Heat Treatment Process
S7 is hardened by heating to 1700–1750°F, then cooling. One practical advantage: sections up to 2.5 inches thick can be air-cooled rather than oil-quenched. Thicker pieces need oil quenching to ensure the steel hardens uniformly through the cross-section.
Air hardening matters because it reduces the risk of distortion and cracking during cooling. When quenched in air from the correct temperature, S7 expands no more than 0.001 inch per inch of cross-section. That level of dimensional stability means precision tools can be hardened with minimal finish grinding afterward, saving time and material.
Tempering follows quenching and should be done promptly. For cold-work applications (punches, shear blades, forming dies), tempering at around 400°F produces the best combination of hardness and toughness. For hot-work applications where the tool contacts heated material, tempering at 900–1000°F is typical. This sacrifices some hardness but improves the steel’s ability to perform at elevated temperatures without softening or becoming brittle.
Common Applications
S7 shows up wherever tooling takes repeated hits or cyclic loading. The most common uses include:
- Punches and chisels: the classic shock-loading application, where a tool strikes material thousands of times
- Forming dies and stamping tools: especially those shaping thicker or harder sheet metal
- Shear blades: cutting tools that experience sudden, high-force loads
- Tooling fixtures and holders: components that support other tools and absorb transmitted vibration
- Bearing races: where impact resistance matters more than maximum wear life
S7 also serves well in high-impact mechanical components outside traditional toolmaking. Any situation where a hardened steel part faces repeated shock, and where a crack means downtime or safety risk, puts S7 on the shortlist.

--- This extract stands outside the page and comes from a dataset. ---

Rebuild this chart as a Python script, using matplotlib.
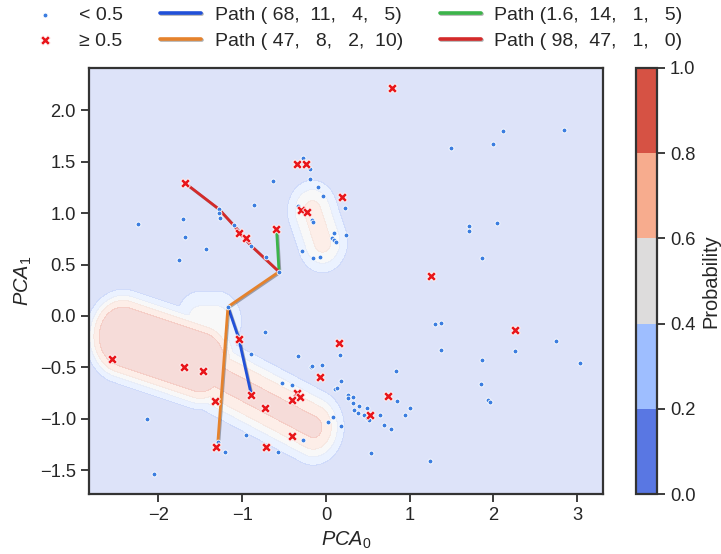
import numpy as np
import matplotlib
matplotlib.use("Agg")
import matplotlib.pyplot as plt
import matplotlib.patheffects as pe
from matplotlib.colors import ListedColormap, BoundaryNorm
from matplotlib.cm import ScalarMappable
import seaborn as sns

# Données

# points dont la proba < 0.5
low_x = [-0.86, -2.25, -1.71, -1.28, -1.28, -1.27, -1.68, -1.10, -1.43, -0.89, -1.75,
         -0.275, -0.19, -0.63, -0.19, -0.09, -0.03, 0.23, -0.33, -0.17, -0.15, 0.10, 0.24,
         0.075, 0.10, 0.12, -0.28, -0.07, -0.15, -0.72, -0.56,
         2.11, 2.84, 2.00, 1.50, 1.71, 1.71, 2.05, 1.86,
         1.30, 1.38, 2.75, 1.37, 2.26, 1.86, 3.04, 1.85, 1.94, 1.96, 1.24,
         -0.73, -0.33, 0.17, 0.84, -0.05, -0.18, -0.16, 0.18, 0.11, 0.135, -0.53, -0.41,
         0.85, 1.01, 0.26, 0.26, 0.32, 0.32, 0.39, 0.49, 0.34, 0.38, 0.45, 0.49, 0.51,
         0.65, 0.94, 0.69, 0.78, 0.09, 0.02, 0.18, -0.275, -0.57, 0.54,
         -1.17, -0.90, -2.14, -0.96, -1.29, -1.20, -2.05]
low_y = [1.08, 0.89, 0.94, 1.04, 1.00, 0.95, 0.77, 0.88, 0.65, 0.68, 0.54,
         1.54, 1.43, 1.31, 1.33, 1.25, 1.17, 1.05, 1.07, 0.93, 0.91, 0.81, 0.79,
         0.76, 0.74, 0.72, 0.63, 0.57, 0.56, 0.57, 0.43,
         1.80, 1.81, 1.67, 1.63, 0.87, 0.83, 0.90, 0.56,
         -0.08, -0.07, -0.24, -0.33, -0.34, -0.43, -0.46, -0.66, -0.82, -0.84, -1.41,
         -0.16, -0.39, -0.38, -0.53, -0.48, -0.50, -0.49, -0.63, -0.71, -0.70, -0.65, -0.67,
         -0.83, -0.89, -0.77, -0.80, -0.79, -0.85, -0.87, -0.89, -0.91, -0.94, -0.96, -0.99, -1.01,
         -0.96, -0.96, -1.06, -1.10, -0.98, -1.03, -1.07, -1.21, -1.32, -1.33,
         0.09, -0.37, -1.00, -1.16, -1.22, -1.32, -1.54]

# points dont la proba >= 0.5
high_x = [-1.68, -1.04, -0.95, 0.79, -0.35, -0.24, 0.19, -0.30, -0.23, -0.59, 1.26, 2.26,
          0.155, -0.075, -0.35, -0.31, -0.41, 0.74, 0.53, -0.73, -0.41, -0.72,
          -1.04, -2.56, -1.69, -1.47, -0.89, -1.32, -1.31]
high_y = [1.29, 0.81, 0.76, 2.22, 1.48, 1.48, 1.16, 1.03, 1.01, 0.85, 0.39, -0.14,
          -0.26, -0.59, -0.75, -0.79, -0.82, -0.78, -0.96, -0.89, -1.17, -1.27,
          -0.22, -0.42, -0.50, -0.53, -0.77, -0.83, -1.27]

# chemins
path_labels = ["Path ( 68,  11,   4,   5)", "Path ( 47,   8,   2,  10)",
               "Path (1.6,  14,   1,   5)", "Path ( 98,  47,   1,   0)"]
path_x = [[-1.17, -1.04, -0.89],
          [-0.56, -1.17, -1.29],
          [-0.59, -0.56],
          [-1.68, -1.28, -1.10, -0.89, -0.56]]
path_y = [[0.09, -0.22, -0.77],
          [0.43, 0.09, -1.22],
          [0.85, 0.43],
          [1.29, 1.04, 0.88, 0.68, 0.43]]
path_colors = ["#2150d8", "#e5822c", "#3cb44a", "#d42a2a"]

# zones de proba (approx.) : segments flous
blob_start = [(-2.42, -0.20), (-1.50, -0.50), (-0.16, 1.02), (-1.50, -0.05)]
blob_end = [(-1.50, -0.45), (-0.15, -1.08), (-0.04, 0.72), (-1.30, -0.05)]
blob_radius = [0.38, 0.27, 0.226, 0.26]
blob_soft = [0.06, 0.08, 0.078, 0.08]
blob_peak = [0.97, 0.90, 0.72, 0.50]

levels = [0.0, 0.2, 0.4, 0.6, 0.8, 1.0]
xlim = (-2.83, 3.31)
ylim = (-1.73, 2.41)


def seg_dist(X, Y, p0, p1):
    p0 = np.asarray(p0)
    p1 = np.asarray(p1)
    d = p1 - p0
    t = ((X - p0[0]) * d[0] + (Y - p0[1]) * d[1]) / (d @ d)
    t = np.clip(t, 0, 1)
    return np.hypot(X - (p0[0] + t * d[0]), Y - (p0[1] + t * d[1]))


def proba_field(X, Y):
    P = np.zeros_like(X)
    for s, e, r, w, a in zip(blob_start, blob_end, blob_radius, blob_soft, blob_peak):
        dist = seg_dist(X, Y, s, e)
        P = np.maximum(P, a / (1 + np.exp((dist - r) / w)))
    return P


sns.set_theme(style="ticks", font_scale=1.2)
plt.rcParams['font.family'] = ['Liberation Sans', 'DejaVu Sans']
plt.rcParams['mathtext.fontset'] = 'custom'
plt.rcParams['mathtext.it'] = 'Liberation Sans:italic'
plt.rcParams['mathtext.rm'] = 'Liberation Sans'

fig = plt.figure(figsize=(7.21, 5.54), dpi=100)
ax = fig.add_axes([0.1234, 0.1083, 0.7129, 0.769])
cax = fig.add_axes([0.882, 0.1083, 0.029, 0.769])

gx = np.linspace(xlim[0], xlim[1], 300)
gy = np.linspace(ylim[0], ylim[1], 300)
GX, GY = np.meshgrid(gx, gy)
ax.contourf(GX, GY, proba_field(GX, GY), levels=levels, cmap='coolwarm', alpha=0.2)

for px, py, lab, col in zip(path_x, path_y, path_labels, path_colors):
    ax.plot(px, py, color=col, lw=2.0, label=lab, zorder=3,
            path_effects=[pe.SimpleLineShadow(offset=(0.7, -0.7), alpha=0.35), pe.Normal()])

ax.scatter(low_x, low_y, s=12, c='#3b7de0', edgecolors='white', linewidths=0.6,
           label='< 0.5', zorder=4)
ax.scatter(high_x, high_y, s=50, marker='X', c='#e8161b', edgecolors='white',
           linewidths=0.6, label='≥ 0.5', zorder=4)

ax.set_xlim(*xlim)
ax.set_ylim(*ylim)
ax.set_xticks([-2, -1, 0, 1, 2, 3])
ax.set_yticks([-1.5, -1.0, -0.5, 0.0, 0.5, 1.0, 1.5, 2.0])
ax.set_xlabel('$PCA_0$')
ax.set_ylabel('$PCA_1$')
for sp in ax.spines.values():
    sp.set_linewidth(1.6)
    sp.set_color('#333333')

handles, labels = ax.get_legend_handles_labels()
order = [4, 5, 0, 1, 2, 3]
leg = ax.legend([handles[i] for i in order], [labels[i] for i in order], ncol=3,
                loc='lower center', bbox_to_anchor=(0.515, 1.0), frameon=False,
                fontsize=14, handlelength=2.1, handletextpad=0.7, columnspacing=1.9,
                labelspacing=0.4, borderaxespad=0.55)
for h in leg.legend_handles[2:]:
    h.set_linewidth(2.6)

# barre de couleur
cmap = plt.get_cmap('coolwarm')
mids = [(levels[i] + levels[i + 1]) / 2 for i in range(len(levels) - 1)]
sm = ScalarMappable(norm=BoundaryNorm(levels, len(mids)), cmap=ListedColormap([cmap(m) for m in mids]))
cb = fig.colorbar(sm, cax=cax, ticks=levels)
cb.set_label('Probability')
cb.outline.set_linewidth(1.6)
cb.outline.set_edgecolor('#333333')

plt.savefig('out.png', dpi=100)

When S7 Is Not the Right Choice
S7’s moderate carbon content means it forms fewer hard carbides than steels like A2 or D2. In applications where abrasive wear is the primary failure mode, such as long-run blanking dies cutting abrasive materials, a higher-carbon tool steel will outlast S7 significantly. S7 also lacks the deep corrosion resistance of stainless tool steels, so it’s not ideal for wet or chemically aggressive environments without surface treatment. Its strengths are specific: if your tool fails by cracking, chipping, or breaking rather than by wearing down, S7 is built for exactly that problem.